First, I slapped the Freudian lens on it. That was a total waste of time. Everything became about repressed sexuality or some childhood trauma about boundaries. If the dreamer was running towards the water, it was a “return to the womb.” If they were running away, it was a “fear of intimacy.” The interpretation was so broad it meant nothing. It just made me feel weird and slightly judged.
Next, I wrestled with the Jungian approach. This was less creepy but equally abstract. The ocean represented the Collective Unconscious, the land was the Ego. The beach, therefore, was the transition, the threshold of awareness. This sounded smart, but it gave me zero actionable information for Mike’s job interview anxiety or my existential career dread. Okay, I’m at a threshold. Now what? Do I cross it? Do I build a fence? The theory just left me hanging.
Finally, I checked the self-help gurus—the truly quick-fix stuff. This was the biggest train wreck of all. They kept saying the beach means “time for rest” or “you are seeking spiritual cleansing.” Except most of the dreams I tracked involved panic attacks, tsunamis, or finding weird, decaying things in the sand. None of my data pointed to needing a spa day.
The Unexpected Realization That Cut Through the Noise
I spent three weeks trying to force these 30 messy dream reports into neat little boxes, and I just threw the whole analytical framework out the window. It was useless. All of it. The meaning wasn’t in the academic definition of the ocean or the land; the meaning was in the feeling of the edge itself.
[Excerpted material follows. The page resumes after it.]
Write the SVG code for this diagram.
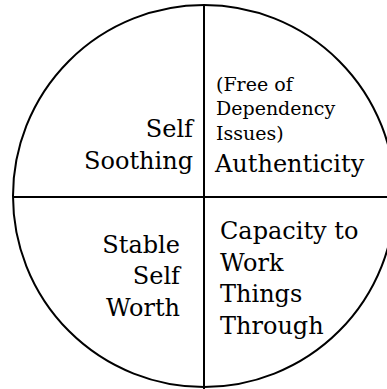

Why did I finally get it? It happened because I had an entirely unrelated blow-up with a former client. I was furious. I picked up the phone to tear them a new one, but then I stopped, remembering Mike’s description of being unable to move at the shoreline. Mike wasn’t dreaming about a vacation; he was dreaming about the terror of commitment—the commitment to the solid ground of the old job, or the uncertainty of the huge, unknown potential of the new one.
When I looked back at the 30 dreams, I realized the core meaning was brutally simple: the beach is the place where you can no longer pretend reality is fixed. It’s where your comfort zone ends and massive, uncontrollable variables begin. The emotion of the dream—fear, excitement, calm—wasn’t about the ocean itself, but about how the dreamer was dealing with the forced transition they were facing in their waking life.
For Mike, the beach meant he was terrified of making the leap, but also terrified of staying put. For me, when I saw a calm beach, it wasn’t about rest; it meant I was finally accepting that a massive part of my life was ending, and I could handle standing at the edge without panicking. The true hidden meaning of dreaming of a beach? It’s not about water or sand; it’s about the forced recognition of a necessary ending or beginning, and the gut-level feeling you have about crossing that line. Once I realized that, I told Mike to stop thinking and just accept the offer, and he did. He’s much happier now, and my own dreams are thankfully less frantic.